Gated Linear Attention Transformers with Hardware-Efficient Training

Transformers with linear attention allow for efficient parallel training but can simultaneously be formulated as an RNN with 2D (matrix-valued) hidden states, thus enjoying linear (with respect to output length) inference complexity. Recent works such as RetNet (Sun et al., 2023) and TransNormerLLM (Qin et al., 2023a) observe that adding a global decay term to the additive RNN update rule greatly improves performance, sometimes outperforming standard Transformers with softmax attention when trained at scale. In this work we show that adding a data-dependent gating mechanism further improves performance. We derive a parallel form of this gated linear attention layer that enables efficient training. However, a straightforward, numerically stable implementation of this parallel form requires generalized matrix multiplications in log-space for numerical stability, and thus cannot take advantage of tensor cores on modern GPUs which are optimized for standard matrix multiplications. We develop a hardware-efficient version of the parallel form that can still make use of tensor cores through block-parallel computations over sequence chunks. Experiments on moderate-scale language modeling (340M-parameter models trained on 15B tokens, 1.3B-parameter models trained on 100B tokens) show that gated linear attention (GLA) Transformers perform competitively against a strong LLaMA-architecture Transformer baseline (Touvron et al., 2023) as well as Mamba (Gu & Dao, 2023), a recently introduced state-space model with a data-dependent state transition mechanism. For training speed, our Triton-based implementation performs comparably to CUDA-optimized FlashAttention-2 (Dao, 2023) under the regular 2048 training length setting, while outperforming FlashAttention-2 when training on longer sequences beyond 4096.

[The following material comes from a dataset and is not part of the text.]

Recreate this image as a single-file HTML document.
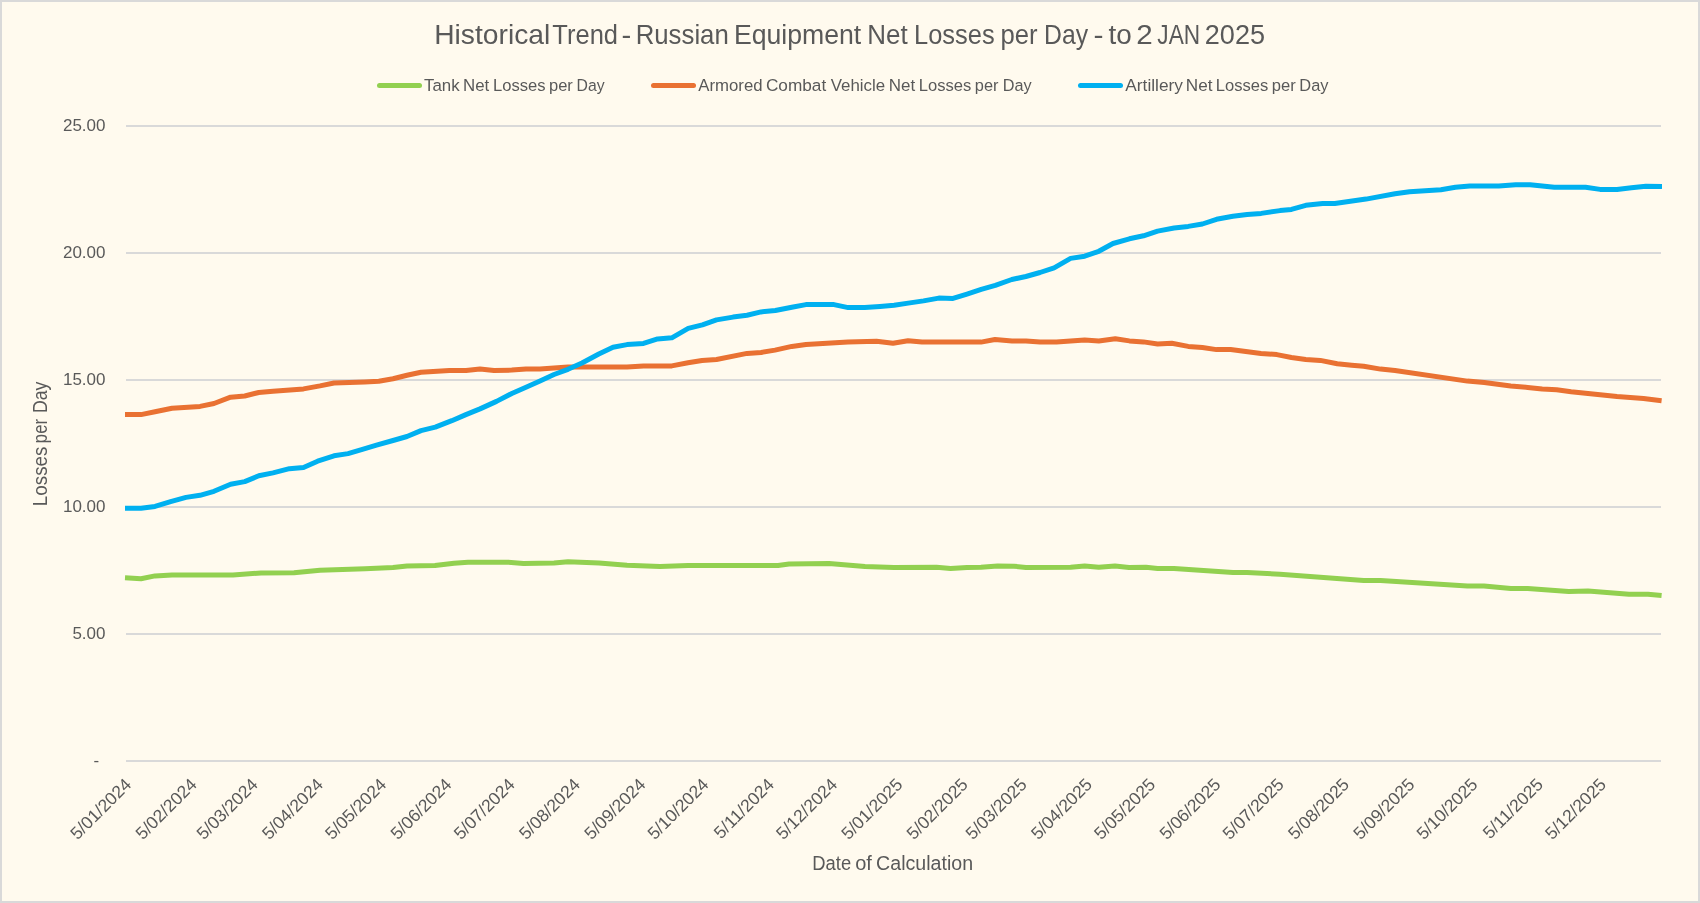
<!DOCTYPE html>
<html><head><meta charset="utf-8"><style>
html,body{margin:0;padding:0;background:#D9D9D9;}
body{width:1700px;height:903px;overflow:hidden;}
svg{display:block;will-change:transform;}
text{font-family:"Liberation Sans",sans-serif;fill:#595959;}
</style></head><body>
<svg width="1700" height="903" viewBox="0 0 1700 903">
<rect x="0" y="0" width="1700" height="903" fill="#D9D9D9"/>
<rect x="2" y="2" width="1696" height="899" fill="#FFFAEE"/>

<line x1="126" y1="126" x2="1661" y2="126" stroke="#D9D9D9" stroke-width="2"/>
<line x1="126" y1="253" x2="1661" y2="253" stroke="#D9D9D9" stroke-width="2"/>
<line x1="126" y1="380" x2="1661" y2="380" stroke="#D9D9D9" stroke-width="2"/>
<line x1="126" y1="507" x2="1661" y2="507" stroke="#D9D9D9" stroke-width="2"/>
<line x1="126" y1="634" x2="1661" y2="634" stroke="#D9D9D9" stroke-width="2"/>
<line x1="126" y1="761" x2="1661" y2="761" stroke="#D9D9D9" stroke-width="2"/>
<text x="105.5" y="131" font-size="17" text-anchor="end">25.00</text>
<text x="105.5" y="258" font-size="17" text-anchor="end">20.00</text>
<text x="105.5" y="385" font-size="17" text-anchor="end">15.00</text>
<text x="105.5" y="512" font-size="17" text-anchor="end">10.00</text>
<text x="105.5" y="639" font-size="17" text-anchor="end">5.00</text>
<text x="99.2" y="766" font-size="17" text-anchor="end">-</text>
<text x="434.19" y="44" font-size="27.5" textLength="116.07" lengthAdjust="spacingAndGlyphs">Historical</text>
<text x="552.34" y="44" font-size="27.5" textLength="65.67" lengthAdjust="spacingAndGlyphs">Trend</text>
<text x="621.51" y="44" font-size="27.5" textLength="9.75" lengthAdjust="spacingAndGlyphs">-</text>
<text x="635.69" y="44" font-size="27.5" textLength="93.08" lengthAdjust="spacingAndGlyphs">Russian</text>
<text x="733.92" y="44" font-size="27.5" textLength="127.37" lengthAdjust="spacingAndGlyphs">Equipment</text>
<text x="867.37" y="44" font-size="27.5" textLength="40.39" lengthAdjust="spacingAndGlyphs">Net</text>
<text x="914.01" y="44" font-size="27.5" textLength="80.61" lengthAdjust="spacingAndGlyphs">Losses</text>
<text x="1000.46" y="44" font-size="27.5" textLength="37.09" lengthAdjust="spacingAndGlyphs">per</text>
<text x="1044.07" y="44" font-size="27.5" textLength="43.99" lengthAdjust="spacingAndGlyphs">Day</text>
<text x="1093.48" y="44" font-size="27.5" textLength="10.02" lengthAdjust="spacingAndGlyphs">-</text>
<text x="1108.61" y="44" font-size="27.5" textLength="23.26" lengthAdjust="spacingAndGlyphs">to</text>
<text x="1136.22" y="44" font-size="27.5" textLength="16.47" lengthAdjust="spacingAndGlyphs">2</text>
<text x="1157.34" y="44" font-size="27.5" textLength="42.75" lengthAdjust="spacingAndGlyphs">JAN</text>
<text x="1204.74" y="44" font-size="27.5" textLength="60.31" lengthAdjust="spacingAndGlyphs">2025</text>
<line x1="379.5" y1="85.5" x2="419.5" y2="85.5" stroke="#92D050" stroke-width="5" stroke-linecap="round"/>
<line x1="653.5" y1="85.5" x2="693.5" y2="85.5" stroke="#E97132" stroke-width="5" stroke-linecap="round"/>
<line x1="1080.5" y1="85.5" x2="1120.5" y2="85.5" stroke="#00B0F0" stroke-width="5" stroke-linecap="round"/>
<text x="424.03" y="90.9" font-size="17.4" textLength="35.64" lengthAdjust="spacingAndGlyphs">Tank</text>
<text x="463.02" y="90.9" font-size="17.4" textLength="26.18" lengthAdjust="spacingAndGlyphs">Net</text>
<text x="493.04" y="90.9" font-size="17.4" textLength="52.57" lengthAdjust="spacingAndGlyphs">Losses</text>
<text x="549.04" y="90.9" font-size="17.4" textLength="23.84" lengthAdjust="spacingAndGlyphs">per</text>
<text x="576.61" y="90.9" font-size="17.4" textLength="28.03" lengthAdjust="spacingAndGlyphs">Day</text>
<text x="698.27" y="90.9" font-size="17.4" textLength="64.31" lengthAdjust="spacingAndGlyphs">Armored</text>
<text x="765.94" y="90.9" font-size="17.4" textLength="60.25" lengthAdjust="spacingAndGlyphs">Combat</text>
<text x="830.73" y="90.9" font-size="17.4" textLength="54.42" lengthAdjust="spacingAndGlyphs">Vehicle</text>
<text x="888.81" y="90.9" font-size="17.4" textLength="26.40" lengthAdjust="spacingAndGlyphs">Net</text>
<text x="918.74" y="90.9" font-size="17.4" textLength="52.57" lengthAdjust="spacingAndGlyphs">Losses</text>
<text x="974.85" y="90.9" font-size="17.4" textLength="23.63" lengthAdjust="spacingAndGlyphs">per</text>
<text x="1002.67" y="90.9" font-size="17.4" textLength="28.87" lengthAdjust="spacingAndGlyphs">Day</text>
<text x="1125.37" y="90.9" font-size="17.4" textLength="57.56" lengthAdjust="spacingAndGlyphs">Artillery</text>
<text x="1185.80" y="90.9" font-size="17.4" textLength="26.61" lengthAdjust="spacingAndGlyphs">Net</text>
<text x="1215.84" y="90.9" font-size="17.4" textLength="52.46" lengthAdjust="spacingAndGlyphs">Losses</text>
<text x="1271.84" y="90.9" font-size="17.4" textLength="23.95" lengthAdjust="spacingAndGlyphs">per</text>
<text x="1299.35" y="90.9" font-size="17.4" textLength="29.18" lengthAdjust="spacingAndGlyphs">Day</text>
<text x="812.29" y="869.8" font-size="20" textLength="38.82" lengthAdjust="spacingAndGlyphs">Date</text>
<text x="855.16" y="869.8" font-size="20" textLength="16.70" lengthAdjust="spacingAndGlyphs">of</text>
<text x="876.12" y="869.8" font-size="20" textLength="96.92" lengthAdjust="spacingAndGlyphs">Calculation</text>
<g transform="translate(47.4,0) rotate(-90)"><text x="-506.14" y="0" font-size="20" textLength="59.63" lengthAdjust="spacingAndGlyphs">Losses</text><text x="-443.17" y="0" font-size="20" textLength="24.16" lengthAdjust="spacingAndGlyphs">per</text><text x="-412.95" y="0" font-size="20" textLength="31.39" lengthAdjust="spacingAndGlyphs">Day</text></g>
<text transform="translate(132.50,785.5) rotate(-45)" font-size="17.5" text-anchor="end">5/01/2024</text>
<text transform="translate(197.81,785.5) rotate(-45)" font-size="17.5" text-anchor="end">5/02/2024</text>
<text transform="translate(258.91,785.5) rotate(-45)" font-size="17.5" text-anchor="end">5/03/2024</text>
<text transform="translate(324.22,785.5) rotate(-45)" font-size="17.5" text-anchor="end">5/04/2024</text>
<text transform="translate(387.42,785.5) rotate(-45)" font-size="17.5" text-anchor="end">5/05/2024</text>
<text transform="translate(452.73,785.5) rotate(-45)" font-size="17.5" text-anchor="end">5/06/2024</text>
<text transform="translate(515.94,785.5) rotate(-45)" font-size="17.5" text-anchor="end">5/07/2024</text>
<text transform="translate(581.25,785.5) rotate(-45)" font-size="17.5" text-anchor="end">5/08/2024</text>
<text transform="translate(646.56,785.5) rotate(-45)" font-size="17.5" text-anchor="end">5/09/2024</text>
<text transform="translate(709.76,785.5) rotate(-45)" font-size="17.5" text-anchor="end">5/10/2024</text>
<text transform="translate(775.07,785.5) rotate(-45)" font-size="17.5" text-anchor="end">5/11/2024</text>
<text transform="translate(838.28,785.5) rotate(-45)" font-size="17.5" text-anchor="end">5/12/2024</text>
<text transform="translate(903.59,785.5) rotate(-45)" font-size="17.5" text-anchor="end">5/01/2025</text>
<text transform="translate(968.90,785.5) rotate(-45)" font-size="17.5" text-anchor="end">5/02/2025</text>
<text transform="translate(1027.89,785.5) rotate(-45)" font-size="17.5" text-anchor="end">5/03/2025</text>
<text transform="translate(1093.20,785.5) rotate(-45)" font-size="17.5" text-anchor="end">5/04/2025</text>
<text transform="translate(1156.41,785.5) rotate(-45)" font-size="17.5" text-anchor="end">5/05/2025</text>
<text transform="translate(1221.72,785.5) rotate(-45)" font-size="17.5" text-anchor="end">5/06/2025</text>
<text transform="translate(1284.92,785.5) rotate(-45)" font-size="17.5" text-anchor="end">5/07/2025</text>
<text transform="translate(1350.23,785.5) rotate(-45)" font-size="17.5" text-anchor="end">5/08/2025</text>
<text transform="translate(1415.54,785.5) rotate(-45)" font-size="17.5" text-anchor="end">5/09/2025</text>
<text transform="translate(1478.75,785.5) rotate(-45)" font-size="17.5" text-anchor="end">5/10/2025</text>
<text transform="translate(1544.06,785.5) rotate(-45)" font-size="17.5" text-anchor="end">5/11/2025</text>
<text transform="translate(1607.26,785.5) rotate(-45)" font-size="17.5" text-anchor="end">5/12/2025</text>
<polyline points="125.0,577.8 141.0,578.7 155.0,575.9 172.0,575.0 233.0,575.0 261.0,573.0 294.0,572.8 320.0,570.2 365.0,568.8 393.0,567.6 407.0,566.0 435.0,565.5 454.0,563.2 468.0,562.2 508.0,562.2 523.5,563.4 554.0,563.0 568.0,561.8 599.0,563.0 627.0,565.3 660.0,566.5 688.0,565.5 778.0,565.5 789.0,564.1 829.0,563.6 865.0,566.5 894.0,567.4 936.5,567.2 950.6,568.4 967.0,567.4 981.0,567.2 997.6,566.0 1014.0,566.2 1026.0,567.4 1070.6,567.2 1084.7,566.0 1098.8,567.2 1115.0,566.0 1129.0,567.4 1146.0,567.2 1157.6,568.4 1174.0,568.4 1233.0,572.4 1247.0,572.4 1280.0,574.2 1363.7,580.5 1380.6,580.5 1467.4,586.0 1484.0,586.0 1510.8,588.5 1527.7,588.5 1568.7,591.4 1588.0,590.9 1629.0,594.2 1648.0,594.2 1661.6,595.5" fill="none" stroke="#92D050" stroke-width="5" stroke-linejoin="round" stroke-linecap="butt"/>
<polyline points="125.0,414.6 141.0,414.6 155.0,411.8 172.0,408.2 200.0,406.4 214.0,403.5 230.6,397.2 244.7,396.0 258.8,392.5 273.0,391.3 303.5,388.9 320.0,385.9 334.0,383.0 364.7,381.9 378.8,381.2 393.0,378.8 407.0,375.3 421.0,372.2 449.4,370.4 466.0,370.4 480.0,369.0 494.0,370.4 511.8,370.1 526.0,369.0 540.0,369.0 568.0,367.0 582.0,367.0 627.0,367.0 643.5,365.9 671.8,365.9 688.0,362.8 702.0,360.5 716.5,359.5 747.0,353.4 761.0,352.5 775.0,350.1 791.8,346.4 806.0,344.5 848.0,341.9 876.5,341.2 893.0,343.3 908.0,340.7 922.0,342.1 981.0,342.1 995.0,339.5 1012.0,340.9 1026.0,340.9 1040.0,342.1 1056.5,342.1 1084.7,340.0 1098.8,340.9 1115.3,338.8 1129.4,340.9 1143.5,341.9 1157.6,344.0 1171.8,343.3 1188.2,346.4 1202.4,347.5 1216.5,349.6 1230.6,349.6 1261.0,353.4 1276.9,354.6 1291.4,357.5 1305.8,359.4 1320.3,360.4 1337.2,363.8 1351.7,365.2 1363.7,366.2 1380.6,369.1 1395.0,370.5 1467.4,381.1 1484.3,382.6 1510.8,386.0 1527.7,387.4 1542.2,388.9 1556.7,389.8 1571.1,391.7 1585.6,393.2 1617.0,396.6 1643.5,398.5 1661.6,400.7" fill="none" stroke="#E97132" stroke-width="5" stroke-linejoin="round" stroke-linecap="butt"/>
<polyline points="125.0,508.2 141.0,508.2 155.0,506.4 170.6,501.6 186.0,497.4 200.0,495.3 214.0,491.3 230.6,484.2 244.7,481.6 258.8,475.8 273.0,472.9 289.4,468.7 303.5,467.5 317.6,461.2 334.0,455.8 348.0,453.6 362.4,449.4 376.5,445.2 393.0,440.5 407.0,436.5 421.0,430.6 435.3,427.1 451.8,420.7 465.9,414.6 480.0,408.9 496.5,401.4 511.8,393.5 526.0,387.3 540.0,380.9 554.0,374.5 568.0,369.3 582.0,363.0 598.8,354.0 613.0,347.2 627.0,344.6 643.5,343.4 657.6,338.9 671.8,337.8 688.2,328.4 702.4,324.8 716.5,319.9 733.0,317.1 747.0,315.2 761.0,311.9 775.3,310.5 791.8,307.2 805.9,304.6 834.0,304.6 848.2,307.6 864.7,307.6 880.0,306.4 894.1,305.2 908.2,303.1 923.5,300.9 938.8,298.1 953.0,298.4 967.0,294.1 981.2,289.4 995.3,285.4 1011.8,279.5 1025.9,276.5 1040.0,272.5 1054.1,267.8 1070.6,258.4 1084.7,256.2 1098.8,251.3 1113.0,243.5 1129.4,238.8 1143.5,235.8 1157.6,231.1 1174.1,228.0 1188.2,226.4 1202.4,224.0 1216.5,219.3 1232.9,216.2 1247.1,214.4 1261.2,213.4 1280.0,210.6 1291.4,209.4 1305.8,205.3 1322.7,203.4 1334.8,203.4 1366.0,199.1 1395.0,193.8 1409.5,191.8 1440.9,189.7 1455.4,187.3 1469.8,186.0 1498.8,186.0 1515.7,184.8 1530.1,184.8 1554.3,187.3 1585.6,187.3 1600.1,189.4 1617.0,189.4 1631.4,187.7 1645.9,186.2 1662.0,186.5" fill="none" stroke="#00B0F0" stroke-width="5" stroke-linejoin="round" stroke-linecap="butt"/>
</svg></body></html>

翻译：具有线性注意力的Transformer不仅支持高效的并行训练，还能同时表示为具有二维（矩阵值）隐藏状态的RNN，从而在推理时实现与输出长度呈线性关系的复杂度。近期工作如RetNet（Sun等，2023）和TransNormerLLM（Qin等，2023a）发现，在加性RNN更新规则中加入全局衰减项可大幅提升性能，有时在规模化训练中甚至超越采用softmax注意力的标准Transformer。本研究证明，引入依赖于数据的门控机制可进一步改善性能。我们推导出这种门控线性注意力层的并行形式，从而实现高效训练。然而，该并行形式在数值稳定性上需要采用对数空间中的广义矩阵乘法，因此无法利用现代GPU上专为标准矩阵乘法优化的张量核心。我们开发了一种硬件高效的并行实现版本，通过序列分块的块并行计算仍能使用张量核心。中等规模语言建模实验（参数为3.4亿的模型在150亿词元上训练、参数为13亿的模型在1000亿词元上训练）表明：门控线性注意力（GLA）Transformer在性能上与强基线LLaMA架构Transformer（Touvron等，2023）以及近期引入的具有数据依赖状态转移机制的Mamba状态空间模型（Gu & Dao，2023）相比具有竞争力。在训练速度方面，我们基于Triton的实现与CUDA优化后的FlashAttention-2（Dao，2023）在常规2048训练长度设置下性能相当，而在超过4096的长序列训练中则优于FlashAttention-2。